I believe every single Tesla model became gross profitable by the 2nd quarter of production. In very stark contrast to other’s EV’s.

So Elon’s pessimistic view on the difficulty of getting CT to significant positive cash flow generation, would likely be using this kind of exceptional performance as the benchmark.
 
This is a good topic to ponder! In the slide deck Tesla listed current factory capacities:

Fremont: 650K
Shanghai: 950K
Berlin: 375K
Austin: 375K
TOTAL: 2,350,000

Now, regarding Austin, 125K of that capacity is the 125K CT production, which Elon himself said will take about 18 months to ramp up to. So for 2024 we can expect the CT line to NOT hit that 125K number, we are more likely to only see about 60K CT's in 2024.

This means for next year, 2024, we are looking at a probable production number of 2,285,000. This would only be about 27% above 2023 expected production of 1.8 million.

Now for 2025, we really don't have any new capacity coming online that we know of. Mexico's buildout is delayed and Berlin seems stalled in it's ramp, so for 2025 we're likely only going to see a bit more production than 2024 due to the CT ramp being mature. We might see some more line improvements to existing factories which might equal slightly higher run rates, but nothing extraordinary. Maybe Berlin will gain some production as well?

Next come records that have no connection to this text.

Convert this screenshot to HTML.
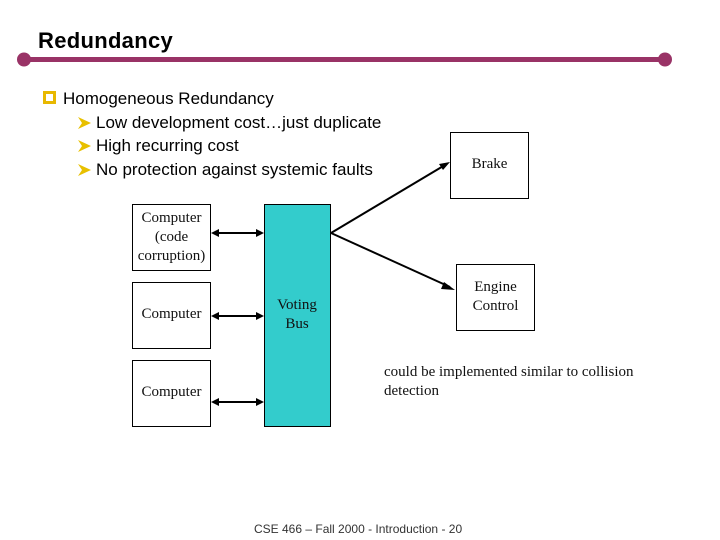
<!DOCTYPE html>
<html><head><meta charset="utf-8"><style>
body{margin:0;width:720px;height:540px;background:#fff;position:relative;overflow:hidden;font-family:"Liberation Sans",sans-serif}
.t{position:absolute;white-space:nowrap}
.s{font-family:"Liberation Serif",serif;font-size:15px;color:#111}
</style></head><body>
<div class="t" style="left:38px;top:28px;font-size:22px;font-weight:bold;letter-spacing:0.3px">Redundancy</div>
<svg width="720" height="540" style="position:absolute;left:0;top:0">
<line x1="24" y1="59.5" x2="665" y2="59.5" stroke="#993366" stroke-width="5"/>
<circle cx="24" cy="59.5" r="7" fill="#993366"/>
<circle cx="665" cy="59.5" r="7" fill="#993366"/>
<rect x="44.5" y="92.5" width="10" height="10" fill="#fff" stroke="#e8b800" stroke-width="3"/>
<g fill="#e8c000">
<polygon points="78,117 91,123 78,129 82,123"/>
<polygon points="78,140 91,146 78,152 82,146"/>
<polygon points="78,164 91,170 78,176 82,170"/>
</g>
<g fill="none" stroke="#000" stroke-width="1">
<rect x="132.5" y="204.5" width="78" height="66"/>
<rect x="132.5" y="282.5" width="78" height="66"/>
<rect x="132.5" y="360.5" width="78" height="66"/>
<rect x="264.5" y="204.5" width="66" height="222" fill="#33cccc"/>
<rect x="450.5" y="132.5" width="78" height="66"/>
<rect x="456.5" y="264.5" width="78" height="66"/>
</g>
<g stroke="#000" stroke-width="2">
<line x1="216" y1="233" x2="259" y2="233"/>
<line x1="216" y1="316" x2="259" y2="316"/>
<line x1="216" y1="402" x2="259" y2="402"/>
<line x1="331" y1="233" x2="445" y2="165"/>
<line x1="331" y1="233" x2="450" y2="287"/>
</g>
<g fill="#000">
<polygon points="211,233 219,229 219,237"/><polygon points="264,233 256,229 256,237"/>
<polygon points="211,316 219,312 219,320"/><polygon points="264,316 256,312 256,320"/>
<polygon points="211,402 219,398 219,406"/><polygon points="264,402 256,398 256,406"/>
<polygon points="450,162 439,164 443,170"/>
<polygon points="455,290 444,282 441,289"/>
</g>
</svg>
<div class="t" style="left:63px;top:89px;font-size:17px">Homogeneous Redundancy</div>
<div class="t" style="left:96px;top:113px;font-size:17px">Low development cost…just duplicate</div>
<div class="t" style="left:96px;top:136px;font-size:17px">High recurring cost</div>
<div class="t" style="left:96px;top:160px;font-size:17px">No protection against systemic faults</div>
<div class="t s" style="left:132px;top:209px;width:79px;text-align:center;line-height:19px">Computer<br>(code<br>corruption)</div>
<div class="t s" style="left:132px;top:306px;width:79px;text-align:center">Computer</div>
<div class="t s" style="left:132px;top:384px;width:79px;text-align:center">Computer</div>
<div class="t s" style="left:264px;top:296px;width:66px;text-align:center;line-height:19px">Voting<br>Bus</div>
<div class="t s" style="left:450px;top:156px;width:79px;text-align:center">Brake</div>
<div class="t s" style="left:456px;top:278px;width:79px;text-align:center;line-height:19px">Engine<br>Control</div>
<div class="t s" style="left:384px;top:363px;line-height:19px">could be implemented similar to collision<br>detection</div>
<div class="t" style="left:254px;top:522px;font-size:12px;color:#333">CSE 466 – Fall 2000 - Introduction - 20</div>
</body></html>
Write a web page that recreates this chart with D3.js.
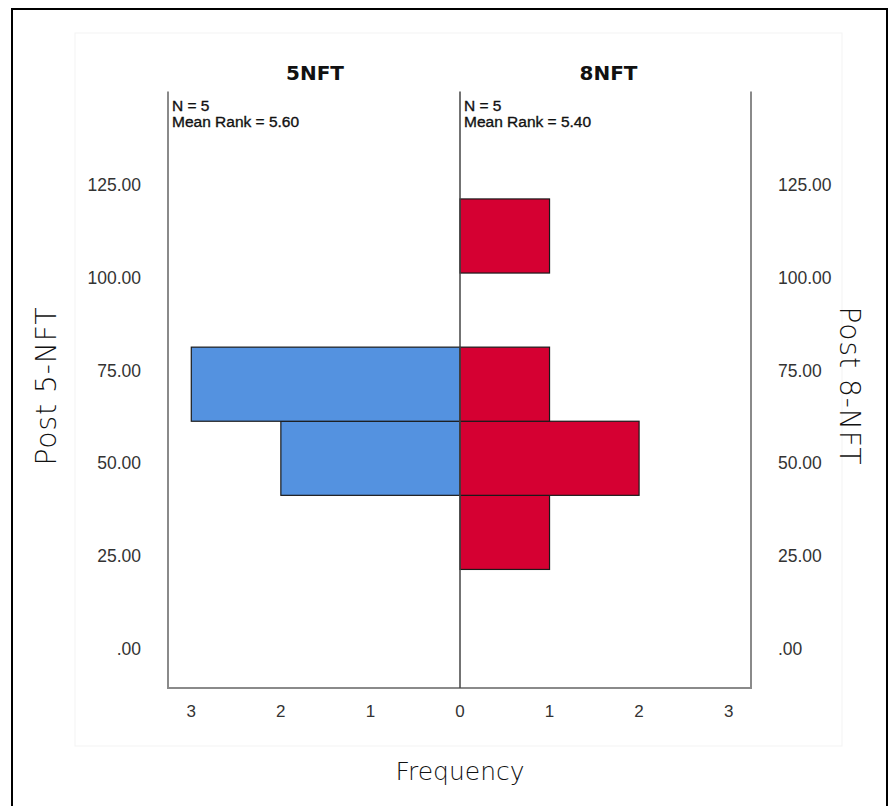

I'm expecting 2025 production to be barely above 2024 production. Maybe 2,500,000 or so? 10% above 2024 production numbers. I just don't see many possible paths to gain lots of production in that timeframe given the current production capacities and buildouts.

So yeah, I'm expecting the growth rate to slow for a year or two, until Gen3 production comes online in either late 2025 or 2026, and especially until Giga Mexico is built and producing.
Elon said CT would take 18 months to ramp to a 250k annual rate. Not to the current 125k capacity.